L’archipel de Nouvelle-Calédonie qui couvre 18.600 km2, est étonnant à plus d’un titre. Un centre de promotion de l’apiculture (CPA) y développe la filière apicole depuis 1985. Voici une analyse des grands axes de développement de l’apiculture dans ce Pays d’Outre Mer (POM) toujours lié à la France.

La Grande terre (île principale) de 400 km de long sur au plus 64 km de large se situe à 1407 km à l’est-nord-est de l’Australie et à 1477 km au nord-nord-ouest de la Nouvelle Zélande. Elle est bordée au nord-est par les îles Loyauté beaucoup plus petites : Lifou, Maré, Ouvéa at Tiga.
Le caractère isolé de la Nouvelle-Calédonie, sa topographie (altitude maximale de la chaîne de montagne qui la traverse : 1629 m), sa flore très diversifiée (plus de 3000 espèces endémiques) et le peu de monocultures intensives y créent un contexte qui semble favorable au développement d’Apis mellifera. Aujourd’hui, les abeilles mellifères sont bien présentes et on dénombre (donnée de 2017) sur l‘ensemble du pays quelque 700 détenteurs de ruches qui gèrent un cheptel de 12.000 colonies, réparties sur 1200 ruchers. Malgré une flore très abondante, la production de miel reste pourtant assez faible car la production annuelle est de l’ordre de 160 tonnes. C’est lié au fait que les apiculteurs n’enregistrent que de petites miellées qui se suivent au fil de l’année avec un ralentissement en mauvaise saison (hiver austral).


Le Centre de Promotion de l‘Apiculture (CPA) de Boghen, composé d‘une station apicole expérimentale et d‘un rucher école, accompagne le développement de la filière depuis plus de 30 ans, avec pour missions principales, le suivi sanitaire du cheptel par la coordination du Réseau d’Épidémio Surveillance Apicole (RESA), la sélection génétique, la connaissance des plantes mellifères, la caractérisation des miels et le transfert des bonnes pratiques (formation, suivi technique, expérimentation). Il dépend de l’ADECAL Technopole de Nouvelle-Calédonie, une structure associative à l’interface entre le monde de la recherche et le secteur privé, financée par les collectivités publiques pour accompagner le développement de plusieurs filières agricoles (apiculture, tubercules tropicaux, céréales, maraîchage, aquaculture, projets innovants...).

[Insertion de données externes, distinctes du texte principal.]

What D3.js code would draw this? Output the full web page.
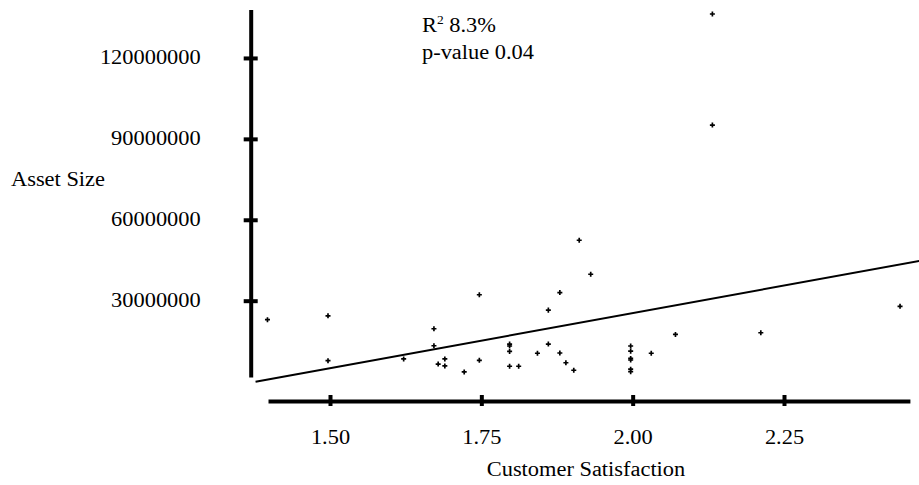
<!DOCTYPE html>
<html>
<head>
<meta charset="utf-8">
<script src="https://cdn.jsdelivr.net/npm/d3@7"></script>
<style>
  html, body { margin: 0; padding: 0; background: #fff; }
  svg { display: block; }
  text { font-family: "Liberation Serif", "Times New Roman", Times, serif; fill: #000; }
</style>
</head>
<body>
<svg id="chart" width="919" height="485"></svg>
<script>
// Customer satisfaction score of each bank
const satisfaction = [
  1.40, 1.50, 1.50, 1.625, 1.675, 1.675, 1.682, 1.693, 1.693, 1.725,
  1.75, 1.75, 1.80, 1.80, 1.80, 1.80, 1.815, 1.846, 1.864, 1.864,
  1.883, 1.883, 1.893, 1.906, 1.915, 1.934, 2.00, 2.00, 2.00, 2.00,
  2.00, 2.00, 2.034, 2.074, 2.135, 2.135, 2.215, 2.445
];
// Asset size of each bank
const assetSize = [
  22.95e6, 24.4e6, 7.75e6, 8.4e6, 19.6e6, 13.3e6, 6.5e6, 8.4e6, 5.8e6, 3.6e6,
  7.9e6, 32.2e6, 13.9e6, 13.2e6, 11.2e6, 5.7e6, 5.7e6, 10.5e6, 13.9e6, 26.5e6,
  10.6e6, 33.0e6, 7.0e6, 4.2e6, 52.4e6, 39.8e6, 13.2e6, 11.3e6, 8.6e6, 8.0e6,
  4.6e6, 3.7e6, 10.5e6, 17.5e6, 136.3e6, 95.1e6, 18.1e6, 27.9e6
];

// Fitted regression line: assetSize = intercept + slope * satisfaction
const regIntercept = -56.4e6;
const regSlope = 40.9e6;
const regExtent = [1.377, 2.50];

const xTicks = [1.50, 1.75, 2.00, 2.25];
const xTickLabels = ["1.50", "1.75", "2.00", "2.25"];
const yTicks = [30e6, 60e6, 90e6, 120e6];
const yTickLabels = ["30000000", "60000000", "90000000", "120000000"];

const statLines = ["8.3%", "p-value 0.04"];
const xTitle = "Customer Satisfaction";
const yTitle = "Asset Size";

const svg = d3.select("#chart");

const x = d3.scaleLinear().domain([1.5, 2.25]).range([330, 784]);
const y = d3.scaleLinear().domain([0, 138e6]).range([381.6, 9.4]);

// axis lines cover slightly narrower spans than the plotting scales
const xAxisScale = x.copy().domain([1.3976, 2.458]).range([x(1.3976), x(2.458)]);
const yAxisScale = y.copy().domain([1.7e6, 138e6]).range([y(1.7e6), y(138e6)]);

// regression line
const regLine = d3.line().x(d => x(d)).y(d => y(regIntercept + regSlope * d));
svg.append("path")
  .datum(regExtent)
  .attr("d", regLine)
  .attr("fill", "none")
  .attr("stroke", "#000")
  .attr("stroke-width", 2);

// data points
const cross = d3.symbol().type(d3.symbolCross).size(14);
svg.append("g")
  .selectAll("path")
  .data(satisfaction.map((s, i) => [s, assetSize[i]]))
  .join("path")
  .attr("d", cross)
  .attr("transform", d => `translate(${x(d[0]) - 2},${y(d[1])})`)
  .attr("fill", "#000");

// x axis
const gx = svg.append("g")
  .attr("transform", "translate(0,401)")
  .call(d3.axisBottom(xAxisScale)
    .tickValues(xTicks)
    .tickFormat((d, i) => xTickLabels[i])
    .tickSizeOuter(0));
gx.select(".domain").attr("stroke-width", 4);
gx.selectAll(".tick line").attr("y1", -6).attr("y2", 5).attr("stroke-width", 4);
gx.selectAll(".tick text")
  .attr("y", 43).attr("dy", null)
  .attr("font-size", 20)
  .attr("font-family", null);

// y axis
const gy = svg.append("g")
  .attr("transform", "translate(250.7,0)")
  .call(d3.axisLeft(yAxisScale)
    .tickValues(yTicks)
    .tickFormat((d, i) => yTickLabels[i])
    .tickSizeOuter(0));
gy.select(".domain").attr("stroke-width", 4);
gy.selectAll(".tick line").attr("x1", -7).attr("x2", 7).attr("stroke-width", 4);
gy.selectAll(".tick text")
  .attr("x", -50).attr("dy", "0.3em")
  .attr("font-size", 20)
  .attr("font-family", null);
svg.selectAll(".domain, .tick line").attr("stroke", "#000");

// axis titles
svg.append("text")
  .attr("x", 586).attr("y", 476)
  .attr("text-anchor", "middle")
  .attr("font-size", 20)
  .text(xTitle);
svg.append("text")
  .attr("x", 11).attr("y", 186)
  .attr("font-size", 20)
  .text(yTitle);

// fit statistics
const stat = svg.append("text")
  .attr("x", 422).attr("y", 32)
  .attr("font-size", 20);
stat.append("tspan").text("R");
stat.append("tspan").attr("dy", -8).attr("font-size", 12).text("2");
stat.append("tspan").attr("dy", 8).text(" " + statLines[0]);
svg.append("text")
  .attr("x", 422).attr("y", 59)
  .attr("font-size", 20)
  .text(statLines[1]);

// widen the serif glyphs a little to the face's proportions
svg.selectAll("text").each(function () {
  const w = this.getComputedTextLength();
  d3.select(this)
    .attr("textLength", w * 1.12)
    .attr("lengthAdjust", "spacingAndGlyphs");
});
</script>
</body>
</html>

Le CPA géré par Romain GUEYTE occupe une dizaine de personnes dont une botaniste, Céline CHAMBREY, en charge des aspects flore et produits, une vétérinaire, Margot CAMOIN, coordinatrice du RESA assistée par Aurore PUJAPUJANE pour l’animation du réseau, de quatre techniciens apicoles en charge d‘un rucher de près de 200 ruches réparties dans 9 ruchers et des formations et des suivis techniques dans les différentes régions, d’un ouvrier agricole et d’une secrétaire/ logisticienne.
Le centre est implanté au centre de la Grande île à Bourail, mais il y a également une antenne sur Lifou.


Amélioration du potentiel génétique

L’abeille mellifère n’est pas indigène là-bas. Introduite par les pères Maristes après la colonisation, l’abeille mellifère se retrouve sur la grande île sous forme d’un croisement mellifera avec ligustica. Le CAO réalise une sélection massale basée sur la productivité, le caractère hygiènique et la douceur.
Sur Lifou, l’abeille noire n’a pas été hybridée et présente encore aujourd’hui une pureté exceptionnelle (génotypage réalisé en 2018 par le CNRS) au départ d’un grand nombre d’échantillons. Ils ont pour projet d’en faire un conservatoire de l’abeille noire. Sur Ouvéa, c’est l’abeille australienne et néo-zélandaise importée dans les années 90 qui s’est implantée.
La base du programme de sélection géré par Romain est massale même s’il a recours dans certains cas à l’insémination artificielle. Afin de contrôler leur travail, ils envoient des reines en métropole et travaillent avec une vingtaine d’apiculteurs qui reçoivent chacun une dizaine de reines en test. Sur base de leurs commentaires, les 10 meilleures sont sélectionnées.

Des plantes aux miels

La connaissance des plantes mellifères est une composante primordiale de l’activité d’apiculteur qui doit en permanence rechercher des sites les plus bénéfiques au développement de ses abeilles. Les actions sur les plantes mellifères sont menées notamment pour accroître la connaissance des plantes endémiques ou indigènes enNouvelle-Calédonie ayant un haut potentiel mellifère et permettant une valorisation du miel produit.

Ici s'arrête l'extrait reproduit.